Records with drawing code
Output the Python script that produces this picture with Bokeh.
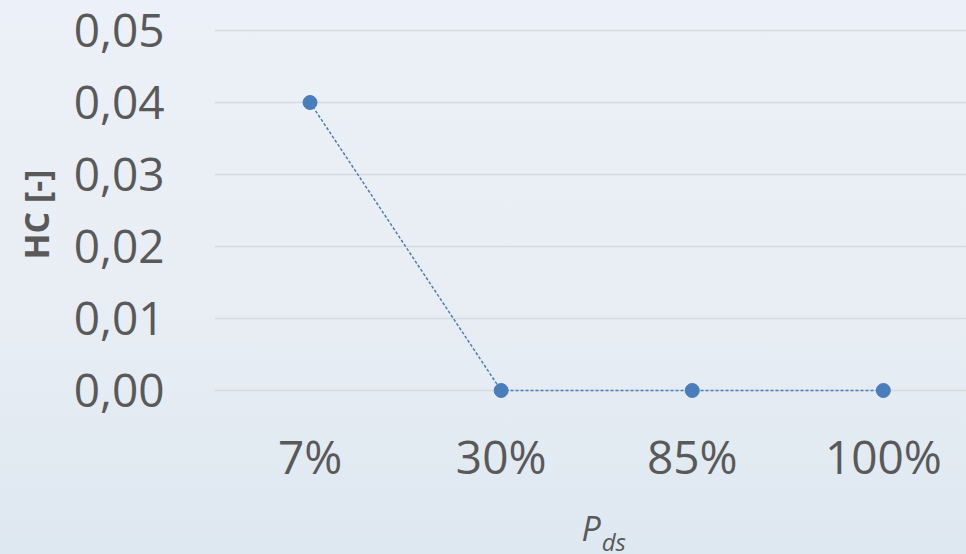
from bokeh.plotting import figure
from bokeh.models import Range1d, FixedTicker, Label
from bokeh.layouts import column
from bokeh.core.properties import value
from bokeh.embed import file_html
from bokeh.resources import INLINE

categories = ["7%", "30%", "85%", "100%"]
hc_values = [0.04, 0.0, 0.0, 0.0]
y_ticks = [0.0, 0.01, 0.02, 0.03, 0.04, 0.05]
y_tick_labels = ["0,00", "0,01", "0,02", "0,03", "0,04", "0,05"]

xs = list(range(len(categories)))
TEXT = "#595959"
BLUE = "#4a7dbb"

x_range = Range1d(-0.5, 3.435)

# ---- main chart (upper part) ----
p = figure(width=966, height=424, output_backend="svg", toolbar_location=None,
           x_range=x_range, y_range=Range1d(-18 / 7200, 0.05 + 10 / 7200),
           min_border_left=214, min_border_right=0, min_border_top=20, min_border_bottom=16)
p.background_fill_alpha = 0
p.border_fill_alpha = 0
p.outline_line_color = None

p.xaxis.visible = False
p.xgrid.grid_line_color = None
p.ygrid.grid_line_color = "#d6d9de"
p.ygrid.grid_line_width = 1.6
p.yaxis.ticker = FixedTicker(ticks=y_ticks)
p.yaxis.major_label_overrides = dict(zip(y_ticks, y_tick_labels))

ax = p.yaxis[0]
ax.axis_line_color = None
ax.major_tick_line_color = None
ax.minor_tick_line_color = None
ax.major_label_text_font = "Open Sans"
ax.major_label_text_font_size = "46px"
ax.major_label_text_color = TEXT
ax.major_label_standoff = 44
ax.axis_label = "HC [-]"
ax.axis_label_text_font = "Open Sans"
ax.axis_label_text_font_style = "bold"
ax.axis_label_text_font_size = "34px"
ax.axis_label_text_color = TEXT
ax.axis_label_standoff = 12

p.line(xs, hc_values, line_color=BLUE, line_width=1.5, line_dash="3 2")
p.scatter(xs, hc_values, size=14, fill_color=BLUE, line_color=BLUE)

# ---- category labels and axis title (lower strip, same x scale) ----
p2 = figure(width=966, height=130, output_backend="svg", toolbar_location=None,
            x_range=x_range, y_range=Range1d(0, 130),
            min_border_left=214, min_border_right=0, min_border_top=0, min_border_bottom=0)
p2.background_fill_alpha = 0
p2.border_fill_alpha = 0
p2.outline_line_color = None
p2.axis.visible = False
p2.grid.visible = False

p2.text(xs, [99] * len(xs), text=categories, text_font=value("Open Sans"),
        text_font_size="46px", text_color=TEXT, text_align="center",
        text_baseline="alphabetic")

lab_p = Label(x=1.5, y=27, x_offset=4, text="P", text_font="Open Sans",
              text_font_style="italic", text_font_size="34px", text_color=TEXT,
              text_align="right", text_baseline="alphabetic")
lab_ds = Label(x=1.5, y=13, x_offset=5, text="ds", text_font="Open Sans",
               text_font_style="italic", text_font_size="24px", text_color=TEXT,
               text_align="left", text_baseline="alphabetic")
p2.add_layout(lab_p)
p2.add_layout(lab_ds)

layout = column(p, p2, spacing=0)
layout.styles = {"background": "linear-gradient(180deg, #ecf0f8 0%, #e9eef4 50%, #dee8f1 100%)"}

open("out.html", "w").write(file_html(layout, INLINE))
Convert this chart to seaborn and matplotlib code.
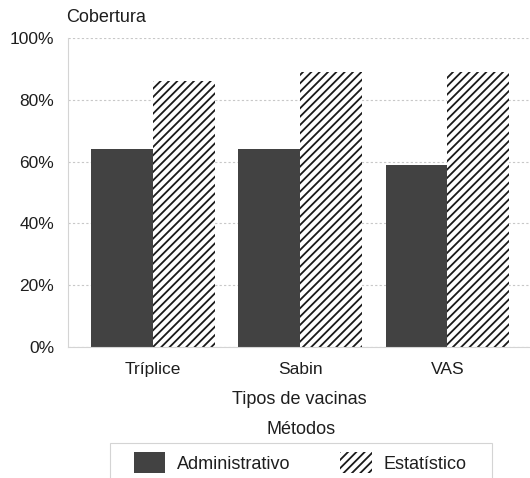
import pandas as pd
import matplotlib
matplotlib.use('Agg')
import matplotlib.pyplot as plt
from matplotlib.patches import Patch, Rectangle
import seaborn as sns

# data
vacinas = ['Tríplice', 'Sabin', 'VAS']
metodos = ['Administrativo', 'Estatístico']
administrativo = [64, 64, 59]
estatistico = [86, 89, 89]
yticks = [0, 20, 40, 60, 80, 100]

df = pd.DataFrame({
    'vacina': vacinas * 2,
    'metodo': [metodos[0]] * 3 + [metodos[1]] * 3,
    'cobertura': administrativo + estatistico,
})

sns.set_style('white')
plt.rcParams['font.family'] = ['Liberation Sans', 'DejaVu Sans']
plt.rcParams['hatch.linewidth'] = 1.3
plt.rcParams['hatch.color'] = '#1a1a1a'

dark = '#424242'
txt = '#1e1e1e'
W, H = 530, 478

fig = plt.figure(figsize=(5.3, 4.78), dpi=100)
ax = fig.add_axes([68 / W, 1 - 347 / H, 1 - 68 / W, (347 - 38) / H])

sns.barplot(data=df, x='vacina', y='cobertura', hue='metodo',
            palette=[dark, 'white'], width=0.84, gap=0, saturation=1,
            edgecolor='none', linewidth=0, legend=False, ax=ax)

# hatch on the second series
for bar in ax.containers[1]:
    bar.set_hatch('////')
    bar.set_edgecolor('#1a1a1a')
    bar.set_linewidth(0)

ax.set_ylim(0, 100)
ax.set_xlim(-0.575, 2.56)
ax.set_yticks(yticks)
ax.set_yticklabels([f'{t}%' for t in yticks], fontsize=12.5, color=txt)
ax.tick_params(axis='x', labelsize=12.5, labelcolor=txt, length=0, pad=11)
ax.tick_params(axis='y', length=0, pad=10)
ax.yaxis.grid(True, linestyle=(0, (2, 2)), color='#c8c8c8', linewidth=0.8)
ax.set_axisbelow(True)
for s in ['top', 'right']:
    ax.spines[s].set_visible(False)
for s in ['left', 'bottom']:
    ax.spines[s].set_color('#d4d4d4')
    ax.spines[s].set_linewidth(0.8)

ax.set_ylabel('')
ax.set_xlabel('Tipos de vacinas', fontsize=13, color=txt, labelpad=10)
fig.text(66 / W, 1 - 18 / H, 'Cobertura', fontsize=13, color=txt,
         ha='left', va='center')
fig.text(301 / W, 1 - 430 / H, 'Métodos', fontsize=13, color=txt,
         ha='center', va='center')

# legend frame (open at the bottom, cut by the figure edge)
fig.patches.append(Rectangle((110 / W, -0.05), (492 - 110) / W, 0.05 + 1 - 443 / H,
                             transform=fig.transFigure, facecolor='none',
                             edgecolor='#d4d4d4', linewidth=0.8))

handles = [Patch(facecolor=dark, edgecolor='none'),
           Patch(facecolor='white', edgecolor='#1a1a1a', hatch='////', linewidth=0)]
leg = fig.legend(handles, metodos, loc='upper center', ncol=2,
                 bbox_to_anchor=(300 / W, 1 - 452 / H),
                 fontsize=13, frameon=False,
                 handlelength=1.75, handleheight=1.45, handletextpad=0.65,
                 columnspacing=2.75, borderpad=0, borderaxespad=0)
for t in leg.get_texts():
    t.set_color(txt)

fig.savefig('out.png', dpi=100)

## TASK BRIEF:
None of the pictures should appear; repeat the records exactly otherwise.

## WRITTEN RESPONSE:
Output the Python script that produces this picture with Bokeh.
from bokeh.plotting import figure
from bokeh.models import Range1d, FixedTicker, Label
from bokeh.layouts import column
from bokeh.core.properties import value
from bokeh.embed import file_html
from bokeh.resources import INLINE

categories = ["7%", "30%", "85%", "100%"]
hc_values = [0.04, 0.0, 0.0, 0.0]
y_ticks = [0.0, 0.01, 0.02, 0.03, 0.04, 0.05]
y_tick_labels = ["0,00", "0,01", "0,02", "0,03", "0,04", "0,05"]

xs = list(range(len(categories)))
TEXT = "#595959"
BLUE = "#4a7dbb"

x_range = Range1d(-0.5, 3.435)

# ---- main chart (upper part) ----
p = figure(width=966, height=424, output_backend="svg", toolbar_location=None,
           x_range=x_range, y_range=Range1d(-18 / 7200, 0.05 + 10 / 7200),
           min_border_left=214, min_border_right=0, min_border_top=20, min_border_bottom=16)
p.background_fill_alpha = 0
p.border_fill_alpha = 0
p.outline_line_color = None

p.xaxis.visible = False
p.xgrid.grid_line_color = None
p.ygrid.grid_line_color = "#d6d9de"
p.ygrid.grid_line_width = 1.6
p.yaxis.ticker = FixedTicker(ticks=y_ticks)
p.yaxis.major_label_overrides = dict(zip(y_ticks, y_tick_labels))

ax = p.yaxis[0]
ax.axis_line_color = None
ax.major_tick_line_color = None
ax.minor_tick_line_color = None
ax.major_label_text_font = "Open Sans"
ax.major_label_text_font_size = "46px"
ax.major_label_text_color = TEXT
ax.major_label_standoff = 44
ax.axis_label = "HC [-]"
ax.axis_label_text_font = "Open Sans"
ax.axis_label_text_font_style = "bold"
ax.axis_label_text_font_size = "34px"
ax.axis_label_text_color = TEXT
ax.axis_label_standoff = 12

p.line(xs, hc_values, line_color=BLUE, line_width=1.5, line_dash="3 2")
p.scatter(xs, hc_values, size=14, fill_color=BLUE, line_color=BLUE)

# ---- category labels and axis title (lower strip, same x scale) ----
p2 = figure(width=966, height=130, output_backend="svg", toolbar_location=None,
            x_range=x_range, y_range=Range1d(0, 130),
            min_border_left=214, min_border_right=0, min_border_top=0, min_border_bottom=0)
p2.background_fill_alpha = 0
p2.border_fill_alpha = 0
p2.outline_line_color = None
p2.axis.visible = False
p2.grid.visible = False

p2.text(xs, [99] * len(xs), text=categories, text_font=value("Open Sans"),
        text_font_size="46px", text_color=TEXT, text_align="center",
        text_baseline="alphabetic")

lab_p = Label(x=1.5, y=27, x_offset=4, text="P", text_font="Open Sans",
              text_font_style="italic", text_font_size="34px", text_color=TEXT,
              text_align="right", text_baseline="alphabetic")
lab_ds = Label(x=1.5, y=13, x_offset=5, text="ds", text_font="Open Sans",
               text_font_style="italic", text_font_size="24px", text_color=TEXT,
               text_align="left", text_baseline="alphabetic")
p2.add_layout(lab_p)
p2.add_layout(lab_ds)

layout = column(p, p2, spacing=0)
layout.styles = {"background": "linear-gradient(180deg, #ecf0f8 0%, #e9eef4 50%, #dee8f1 100%)"}

open("out.html", "w").write(file_html(layout, INLINE))
Convert this chart to seaborn and matplotlib code.
import pandas as pd
import matplotlib
matplotlib.use('Agg')
import matplotlib.pyplot as plt
from matplotlib.patches import Patch, Rectangle
import seaborn as sns

# data
vacinas = ['Tríplice', 'Sabin', 'VAS']
metodos = ['Administrativo', 'Estatístico']
administrativo = [64, 64, 59]
estatistico = [86, 89, 89]
yticks = [0, 20, 40, 60, 80, 100]

df = pd.DataFrame({
    'vacina': vacinas * 2,
    'metodo': [metodos[0]] * 3 + [metodos[1]] * 3,
    'cobertura': administrativo + estatistico,
})

sns.set_style('white')
plt.rcParams['font.family'] = ['Liberation Sans', 'DejaVu Sans']
plt.rcParams['hatch.linewidth'] = 1.3
plt.rcParams['hatch.color'] = '#1a1a1a'

dark = '#424242'
txt = '#1e1e1e'
W, H = 530, 478

fig = plt.figure(figsize=(5.3, 4.78), dpi=100)
ax = fig.add_axes([68 / W, 1 - 347 / H, 1 - 68 / W, (347 - 38) / H])

sns.barplot(data=df, x='vacina', y='cobertura', hue='metodo',
            palette=[dark, 'white'], width=0.84, gap=0, saturation=1,
            edgecolor='none', linewidth=0, legend=False, ax=ax)

# hatch on the second series
for bar in ax.containers[1]:
    bar.set_hatch('////')
    bar.set_edgecolor('#1a1a1a')
    bar.set_linewidth(0)

ax.set_ylim(0, 100)
ax.set_xlim(-0.575, 2.56)
ax.set_yticks(yticks)
ax.set_yticklabels([f'{t}%' for t in yticks], fontsize=12.5, color=txt)
ax.tick_params(axis='x', labelsize=12.5, labelcolor=txt, length=0, pad=11)
ax.tick_params(axis='y', length=0, pad=10)
ax.yaxis.grid(True, linestyle=(0, (2, 2)), color='#c8c8c8', linewidth=0.8)
ax.set_axisbelow(True)
for s in ['top', 'right']:
    ax.spines[s].set_visible(False)
for s in ['left', 'bottom']:
    ax.spines[s].set_color('#d4d4d4')
    ax.spines[s].set_linewidth(0.8)

ax.set_ylabel('')
ax.set_xlabel('Tipos de vacinas', fontsize=13, color=txt, labelpad=10)
fig.text(66 / W, 1 - 18 / H, 'Cobertura', fontsize=13, color=txt,
         ha='left', va='center')
fig.text(301 / W, 1 - 430 / H, 'Métodos', fontsize=13, color=txt,
         ha='center', va='center')

# legend frame (open at the bottom, cut by the figure edge)
fig.patches.append(Rectangle((110 / W, -0.05), (492 - 110) / W, 0.05 + 1 - 443 / H,
                             transform=fig.transFigure, facecolor='none',
                             edgecolor='#d4d4d4', linewidth=0.8))

handles = [Patch(facecolor=dark, edgecolor='none'),
           Patch(facecolor='white', edgecolor='#1a1a1a', hatch='////', linewidth=0)]
leg = fig.legend(handles, metodos, loc='upper center', ncol=2,
                 bbox_to_anchor=(300 / W, 1 - 452 / H),
                 fontsize=13, frameon=False,
                 handlelength=1.75, handleheight=1.45, handletextpad=0.65,
                 columnspacing=2.75, borderpad=0, borderaxespad=0)
for t in leg.get_texts():
    t.set_color(txt)

fig.savefig('out.png', dpi=100)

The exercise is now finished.